Ossama Samuel, associate chief of cardiology at Mount Sinai Beth Israel in New York, told me about a cluster of younger adults developing myocarditis, some of them a month or so after they had recovered from COVID-19. One patient, who developed myocarditis four weeks after believing he had recovered from the virus, responded to a course of steroid treatment only to develop a recurrence in the form of pericarditis (an inflammation of the sac surrounding the heart). A second patient, in her 40s, now has reduced heart function from myocarditis, and a third - an athletic man in his 40s - is experiencing recurring and dangerous ventricular heart rhythms, necessitating that he wear a LifeVest defibrillator for protection. His MRI also demonstrates fibrosis and scarring of his heart muscle, which may be permanent, and he may ultimately require placement of a permanent defibrillator.
"Even the Advil and acetaminophen wouldn't help my fevers," said J.N. Just 34 years old, he was diagnosed with COVID-induced myocarditis and severe heart failure. Doctors admitted him to the intensive care unit and placed him on a lifesaving intra-aortic balloon pump due to the very poor function of his heart. He spent two weeks in the hospital, has suffered recurrences since his discharge, and now says, "I'm very careful. I'm very concerned about the length of time I've been feeling sick, and if these symptoms are lifelong or will go away anytime soon." J.N. said that everyday activities, like carrying his one-year-old daughter up a flight of stairs, leave him feeling winded and fatigued. He has been unable to work since March.
Experts estimate that half of myocarditis cases resolve without a chronic complication, but several studies suggest that COVID-19 patients show signs of the condition months after contracting the virus. One non-peer reviewed study, involving 139 health care workers who developed coronavirus infection and recovered, found that about 10 weeks after their initial symptoms, 37 percent of them were diagnosed with myocarditis or myopericarditis - and fewer than half of those had showed symptoms at the time of their scans.

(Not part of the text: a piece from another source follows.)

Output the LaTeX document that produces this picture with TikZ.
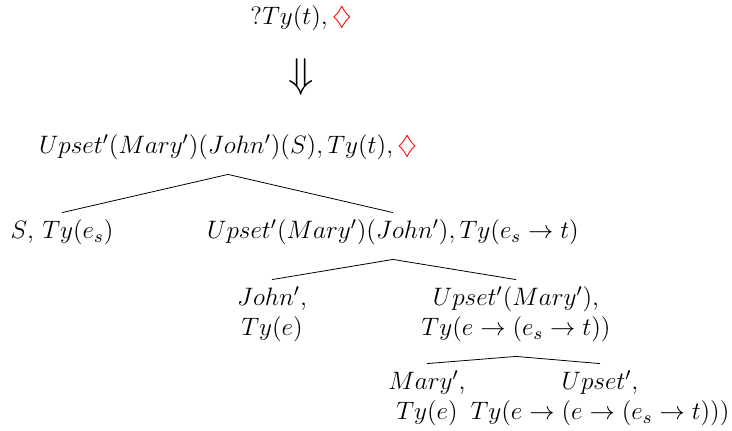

Any such cardiac sequelae lingering weeks to months after the fact is clearly concerning, and we're seeing more evidence of it.
A German study found that 78 percent of recovered COVID-19 patients, the majority of whom had only mild to moderate symptoms, demonstrated cardiac involvement more than two months after their initial diagnoses. Six in 10 were found to have persistent myocardial inflammation. While emphasizing that individual patients need not be nervous, lead investigator Elike Nagel added in an e-mail, "My personal take is that COVID will increase the incidence of heart failure over the next decades."